The problem is that we often look at the customer conversion process on a very condensed timescale. We like to think in terms of minutes rather than days, months, or years, when this is really what it takes.
In my days as a marketing consultant I saw this process at work all the time. I distinctly remember one customer who signed up on my email marketing list shortly after a free-luncheon talk that I gave to a handful of non-profits in my community. I never met her or discussed her program directly, but without me even knowing it she slowly went from being a reader to becoming an advocate.
This future customer was consuming my content, reading my newsletter, and sharing it with everyone that she worked with day to day. Over several months, her trust in our brand and advice became infallible. We had earned her respect.
One year later when it finally came time for her team to look for an online marketing consultant, I was the first (and only) person that they called. I had a record-setting deal in place after one meeting and a weeks worth of time.
No selling was required. They already trusted me. My content had carried them the entire way.
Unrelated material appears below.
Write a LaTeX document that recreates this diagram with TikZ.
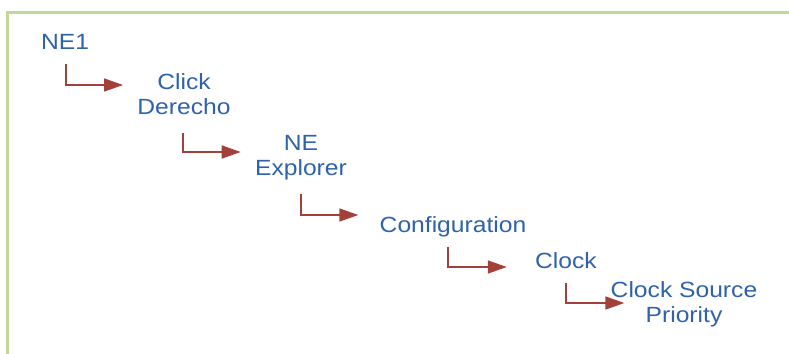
\documentclass[tikz,border=0pt]{standalone}
\usepackage{fontspec}
\newfontfamily\menufont[FakeStretch=1.12]{Liberation Sans}
\usetikzlibrary{arrows.meta, calc}
\definecolor{menublue}{HTML}{2E62AA}
\definecolor{brick}{HTML}{A3403A}
\definecolor{leaf}{HTML}{C4D79B}

\begin{document}
\begin{tikzpicture}[
      x=0.5pt, y=-0.5pt,
      item/.style={anchor=north, inner sep=0pt, align=center, text=menublue, font=\menufont\fontsize{11}{12.5}\selectfont},
      go/.style={-{Triangle[length=9.5pt, width=6.5pt]}, line width=0.8pt, brick},
      frame/.style={line width=1.2pt, leaf}
    ]
    \useasboundingbox (0,0) rectangle (789,354);
    \draw[frame] (789,12.5) -| (7.5,354);
    \node[item] (ne1) at (65,34) {NE1};
    \node[item] (click) at (184,73) {Click\\Derecho};
    \node[item] (nexp) at (301,135) {NE\\Explorer};
    \node[item] (config) at (453,216) {Configuration};
    \node[item] (clock) at (566,252) {Clock};
    \node[item] (source) at (684,281) {Clock Source\\Priority};
    \draw[go] ($(ne1.south)+(1,14)$) |- ($(click.north west)+(-14,12)$);
    \draw[go] ($(click.south)+(-1,18)$) |- ($(nexp.north west)+(-14,17)$);
    \draw[go] ($(nexp.south)+(0,13)$) |- ($(config.north west)+(-21,-1)$);
    \draw[go] ($(config.south)+(-5,10)$) |- ($(clock.north west)+(-28,15)$);
    \draw[go] ($(clock.south)+(0,14)$) |- ($(source.north west)+(14,22)$);
  \end{tikzpicture}
\end{document}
So often, we don’t like to give our content the time and resources that it takes to really become effective. We like to see fast results and immediate feedback on our funnel, but this is the wrong approach. To do it right, we have to give our content the time and resources that it really deserves.
Good content marketing takes time, it’s simple as that.
So many times, I see teams give up on their content way too soon, failing to embrace the slow, but deadly-reliable process of using content to turn readers into customers.
Rather than focusing on converting a customer right out of the gate, start focusing on high quality content, a great experience, and an opportunity to build trust. Watch your funnels over the long term, and sit back and relax as your blog becomes the biggest source of new business that you’ve ever had.